#### Material to process ####

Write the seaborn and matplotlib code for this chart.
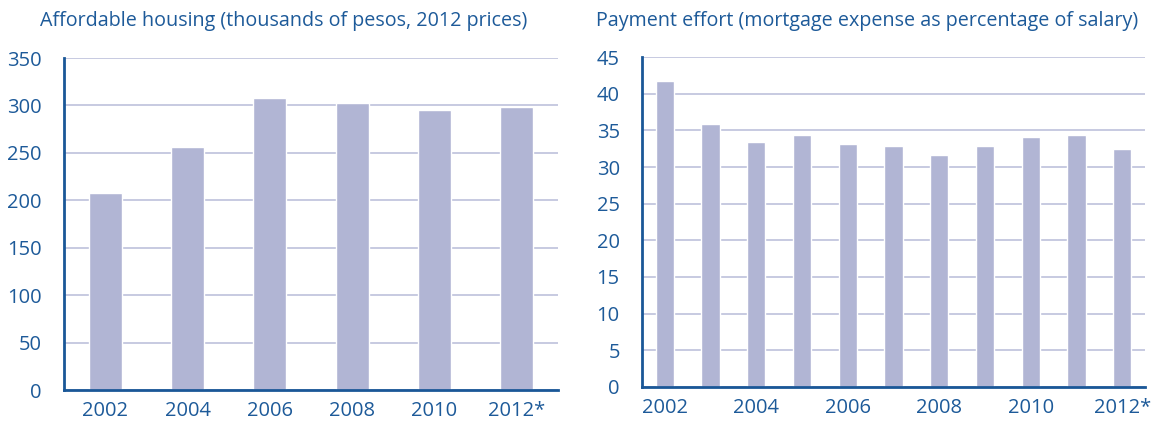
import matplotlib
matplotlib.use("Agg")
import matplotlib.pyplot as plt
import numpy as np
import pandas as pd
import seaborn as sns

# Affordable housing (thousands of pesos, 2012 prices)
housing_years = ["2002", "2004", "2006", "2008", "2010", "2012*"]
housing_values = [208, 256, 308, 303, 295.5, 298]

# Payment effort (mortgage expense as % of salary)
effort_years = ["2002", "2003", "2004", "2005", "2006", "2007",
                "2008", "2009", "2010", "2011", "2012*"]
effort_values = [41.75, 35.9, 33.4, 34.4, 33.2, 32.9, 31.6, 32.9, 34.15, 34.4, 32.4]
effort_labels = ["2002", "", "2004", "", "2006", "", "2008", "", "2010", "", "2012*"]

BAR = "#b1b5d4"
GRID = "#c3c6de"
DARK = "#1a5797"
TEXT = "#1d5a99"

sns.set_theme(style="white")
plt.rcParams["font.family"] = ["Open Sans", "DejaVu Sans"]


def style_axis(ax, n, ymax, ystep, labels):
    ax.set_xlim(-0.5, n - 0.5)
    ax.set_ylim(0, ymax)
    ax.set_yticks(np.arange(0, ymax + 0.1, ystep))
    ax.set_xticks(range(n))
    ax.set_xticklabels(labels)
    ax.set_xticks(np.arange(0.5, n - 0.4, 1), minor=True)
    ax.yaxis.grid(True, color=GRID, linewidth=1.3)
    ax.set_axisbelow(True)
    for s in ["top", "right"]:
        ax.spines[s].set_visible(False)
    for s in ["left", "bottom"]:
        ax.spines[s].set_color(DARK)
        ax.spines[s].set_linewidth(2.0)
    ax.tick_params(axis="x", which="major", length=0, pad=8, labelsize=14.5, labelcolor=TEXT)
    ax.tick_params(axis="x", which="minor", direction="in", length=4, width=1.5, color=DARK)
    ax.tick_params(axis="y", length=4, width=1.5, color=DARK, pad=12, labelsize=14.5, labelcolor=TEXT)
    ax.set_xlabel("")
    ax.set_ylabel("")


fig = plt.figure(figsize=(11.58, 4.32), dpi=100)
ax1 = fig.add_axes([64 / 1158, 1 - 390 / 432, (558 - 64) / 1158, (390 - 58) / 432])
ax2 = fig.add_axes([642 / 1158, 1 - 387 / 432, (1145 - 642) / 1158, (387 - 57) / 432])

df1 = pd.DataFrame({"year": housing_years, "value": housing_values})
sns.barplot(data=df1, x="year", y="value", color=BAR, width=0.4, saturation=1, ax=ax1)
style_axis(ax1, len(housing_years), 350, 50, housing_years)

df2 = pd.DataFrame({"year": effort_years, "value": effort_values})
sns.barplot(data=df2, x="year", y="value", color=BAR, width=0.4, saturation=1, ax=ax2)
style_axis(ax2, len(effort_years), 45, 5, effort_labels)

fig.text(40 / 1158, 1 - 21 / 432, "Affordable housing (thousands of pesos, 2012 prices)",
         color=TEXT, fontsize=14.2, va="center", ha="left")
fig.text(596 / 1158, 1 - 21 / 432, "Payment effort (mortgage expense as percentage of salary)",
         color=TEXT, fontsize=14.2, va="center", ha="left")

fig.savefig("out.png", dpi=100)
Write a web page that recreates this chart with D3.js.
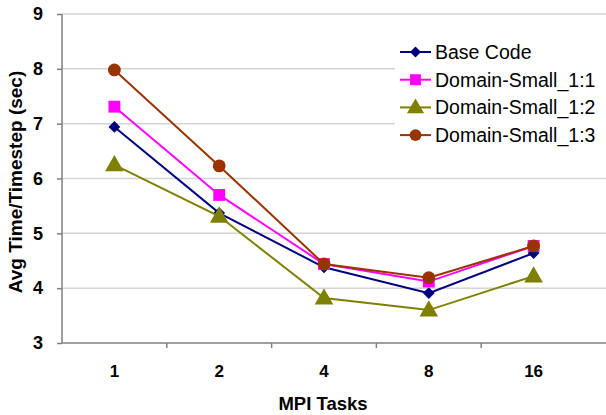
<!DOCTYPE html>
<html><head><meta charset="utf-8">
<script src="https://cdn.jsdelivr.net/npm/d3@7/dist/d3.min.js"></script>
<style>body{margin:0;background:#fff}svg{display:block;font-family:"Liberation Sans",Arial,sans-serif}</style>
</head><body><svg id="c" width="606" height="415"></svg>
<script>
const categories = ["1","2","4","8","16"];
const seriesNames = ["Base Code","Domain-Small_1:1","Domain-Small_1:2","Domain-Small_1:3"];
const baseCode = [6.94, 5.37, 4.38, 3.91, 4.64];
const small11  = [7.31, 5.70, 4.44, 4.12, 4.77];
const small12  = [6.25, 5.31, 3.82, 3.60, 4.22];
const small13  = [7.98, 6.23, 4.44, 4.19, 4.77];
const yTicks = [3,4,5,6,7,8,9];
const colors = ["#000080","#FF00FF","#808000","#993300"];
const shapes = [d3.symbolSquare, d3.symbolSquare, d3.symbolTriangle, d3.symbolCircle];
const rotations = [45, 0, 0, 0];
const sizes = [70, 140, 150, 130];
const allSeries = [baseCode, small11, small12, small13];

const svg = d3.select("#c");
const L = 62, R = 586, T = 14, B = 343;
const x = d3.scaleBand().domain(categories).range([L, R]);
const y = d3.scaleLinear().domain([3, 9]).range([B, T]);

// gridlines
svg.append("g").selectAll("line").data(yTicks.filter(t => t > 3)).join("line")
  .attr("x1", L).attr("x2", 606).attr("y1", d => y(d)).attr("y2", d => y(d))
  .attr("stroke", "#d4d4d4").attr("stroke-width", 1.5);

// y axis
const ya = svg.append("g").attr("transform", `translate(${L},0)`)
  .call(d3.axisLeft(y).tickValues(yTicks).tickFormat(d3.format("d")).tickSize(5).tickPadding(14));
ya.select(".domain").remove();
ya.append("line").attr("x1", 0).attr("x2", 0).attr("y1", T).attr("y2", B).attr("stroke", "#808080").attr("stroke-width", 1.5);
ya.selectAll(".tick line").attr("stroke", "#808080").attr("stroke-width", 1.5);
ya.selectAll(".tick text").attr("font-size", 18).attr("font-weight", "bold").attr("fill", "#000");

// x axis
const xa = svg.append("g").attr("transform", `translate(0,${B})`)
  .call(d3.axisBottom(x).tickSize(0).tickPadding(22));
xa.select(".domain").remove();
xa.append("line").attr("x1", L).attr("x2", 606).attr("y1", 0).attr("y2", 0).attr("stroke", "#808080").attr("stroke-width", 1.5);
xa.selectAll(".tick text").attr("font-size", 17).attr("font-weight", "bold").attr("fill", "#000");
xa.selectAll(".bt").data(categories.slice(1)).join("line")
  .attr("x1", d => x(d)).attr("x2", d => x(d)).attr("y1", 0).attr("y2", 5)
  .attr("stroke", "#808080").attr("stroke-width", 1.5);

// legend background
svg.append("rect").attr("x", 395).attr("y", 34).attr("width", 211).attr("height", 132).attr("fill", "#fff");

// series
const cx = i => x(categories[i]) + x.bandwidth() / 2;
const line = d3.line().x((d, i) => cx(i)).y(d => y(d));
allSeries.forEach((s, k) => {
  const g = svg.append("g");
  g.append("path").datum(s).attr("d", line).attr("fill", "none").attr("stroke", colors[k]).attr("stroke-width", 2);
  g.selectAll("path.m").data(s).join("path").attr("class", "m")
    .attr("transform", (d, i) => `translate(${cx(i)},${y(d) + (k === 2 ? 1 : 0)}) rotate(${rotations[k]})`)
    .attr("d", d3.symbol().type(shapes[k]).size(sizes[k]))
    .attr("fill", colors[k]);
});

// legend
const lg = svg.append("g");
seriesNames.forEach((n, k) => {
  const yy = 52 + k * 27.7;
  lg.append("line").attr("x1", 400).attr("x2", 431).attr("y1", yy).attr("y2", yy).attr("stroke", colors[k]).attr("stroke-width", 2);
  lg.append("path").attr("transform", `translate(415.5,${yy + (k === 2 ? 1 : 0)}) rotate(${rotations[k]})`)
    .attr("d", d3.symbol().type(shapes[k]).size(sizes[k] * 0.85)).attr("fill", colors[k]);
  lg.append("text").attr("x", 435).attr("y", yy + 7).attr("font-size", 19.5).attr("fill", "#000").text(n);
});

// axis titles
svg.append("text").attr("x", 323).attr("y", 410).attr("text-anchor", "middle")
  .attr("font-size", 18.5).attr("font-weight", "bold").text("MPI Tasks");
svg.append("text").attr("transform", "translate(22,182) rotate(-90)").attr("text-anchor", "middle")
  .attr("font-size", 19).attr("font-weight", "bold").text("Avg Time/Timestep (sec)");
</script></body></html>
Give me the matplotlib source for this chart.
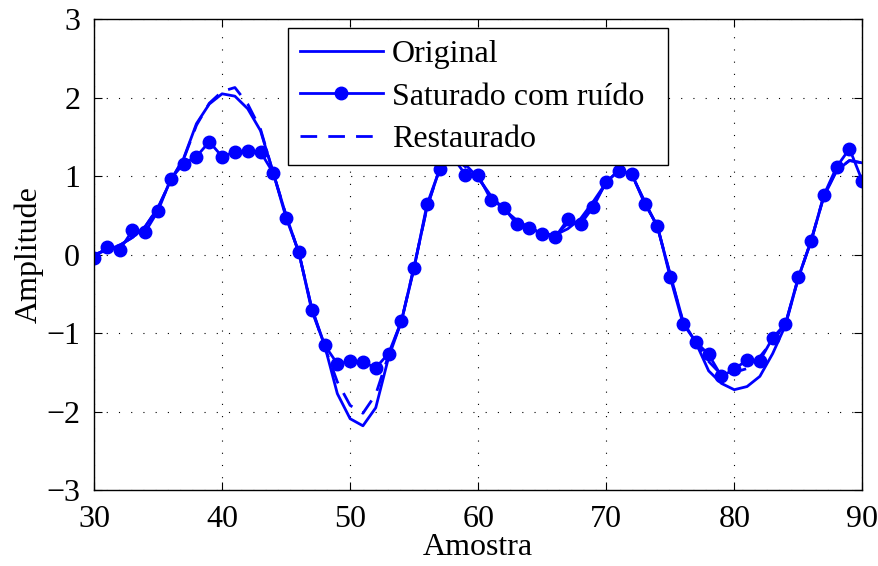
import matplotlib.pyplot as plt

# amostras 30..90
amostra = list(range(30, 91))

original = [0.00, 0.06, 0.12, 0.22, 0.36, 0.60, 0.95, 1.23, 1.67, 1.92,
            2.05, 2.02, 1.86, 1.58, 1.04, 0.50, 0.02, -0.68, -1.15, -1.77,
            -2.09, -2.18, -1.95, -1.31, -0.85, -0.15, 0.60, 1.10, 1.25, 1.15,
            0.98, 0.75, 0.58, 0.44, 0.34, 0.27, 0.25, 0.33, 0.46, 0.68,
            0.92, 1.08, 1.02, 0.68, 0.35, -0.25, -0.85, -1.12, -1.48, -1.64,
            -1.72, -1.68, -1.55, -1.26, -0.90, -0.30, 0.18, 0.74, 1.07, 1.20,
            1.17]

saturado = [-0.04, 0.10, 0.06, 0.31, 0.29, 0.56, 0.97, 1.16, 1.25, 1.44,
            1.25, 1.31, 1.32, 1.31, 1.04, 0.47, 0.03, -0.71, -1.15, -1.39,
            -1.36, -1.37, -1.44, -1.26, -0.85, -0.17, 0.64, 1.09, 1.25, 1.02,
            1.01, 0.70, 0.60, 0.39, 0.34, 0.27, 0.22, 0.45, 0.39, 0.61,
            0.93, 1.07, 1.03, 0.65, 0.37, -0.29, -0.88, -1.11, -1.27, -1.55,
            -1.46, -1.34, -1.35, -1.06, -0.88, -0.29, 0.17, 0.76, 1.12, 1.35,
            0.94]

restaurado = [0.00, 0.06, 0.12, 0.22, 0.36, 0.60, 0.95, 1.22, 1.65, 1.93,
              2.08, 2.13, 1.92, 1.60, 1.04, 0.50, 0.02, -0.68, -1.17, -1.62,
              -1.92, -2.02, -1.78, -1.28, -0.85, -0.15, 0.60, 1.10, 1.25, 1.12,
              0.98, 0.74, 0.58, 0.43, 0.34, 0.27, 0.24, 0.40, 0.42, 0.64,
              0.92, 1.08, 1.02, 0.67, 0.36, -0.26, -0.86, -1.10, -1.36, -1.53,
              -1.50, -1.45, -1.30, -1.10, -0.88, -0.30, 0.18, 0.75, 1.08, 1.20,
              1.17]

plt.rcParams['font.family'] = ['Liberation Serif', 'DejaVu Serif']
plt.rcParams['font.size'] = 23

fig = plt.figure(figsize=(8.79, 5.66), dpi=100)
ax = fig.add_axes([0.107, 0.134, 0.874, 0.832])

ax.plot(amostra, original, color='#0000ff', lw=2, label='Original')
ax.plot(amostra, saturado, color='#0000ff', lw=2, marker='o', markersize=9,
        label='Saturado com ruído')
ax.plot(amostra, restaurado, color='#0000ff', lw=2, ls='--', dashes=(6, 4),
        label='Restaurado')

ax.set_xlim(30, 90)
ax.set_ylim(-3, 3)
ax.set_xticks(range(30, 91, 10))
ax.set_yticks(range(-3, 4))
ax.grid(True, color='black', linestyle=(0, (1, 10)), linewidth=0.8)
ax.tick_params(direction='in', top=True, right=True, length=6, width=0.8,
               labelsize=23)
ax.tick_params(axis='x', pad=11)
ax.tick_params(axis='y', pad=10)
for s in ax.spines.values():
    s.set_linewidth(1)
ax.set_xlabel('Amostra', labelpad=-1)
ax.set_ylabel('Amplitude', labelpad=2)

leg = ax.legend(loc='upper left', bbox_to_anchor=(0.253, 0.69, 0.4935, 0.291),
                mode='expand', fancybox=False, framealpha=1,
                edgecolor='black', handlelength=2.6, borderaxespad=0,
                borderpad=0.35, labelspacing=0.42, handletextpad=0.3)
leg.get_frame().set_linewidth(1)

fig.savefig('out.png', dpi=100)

####

■ Directions for this task
Begin at the first line of the material and copy each line exactly through the one containing "housing_values = [208, 256, 308, 303, 295.5, 298]". Omit pictures.

■ Response
Write the seaborn and matplotlib code for this chart.
import matplotlib
matplotlib.use("Agg")
import matplotlib.pyplot as plt
import numpy as np
import pandas as pd
import seaborn as sns

# Affordable housing (thousands of pesos, 2012 prices)
housing_years = ["2002", "2004", "2006", "2008", "2010", "2012*"]
housing_values = [208, 256, 308, 303, 295.5, 298]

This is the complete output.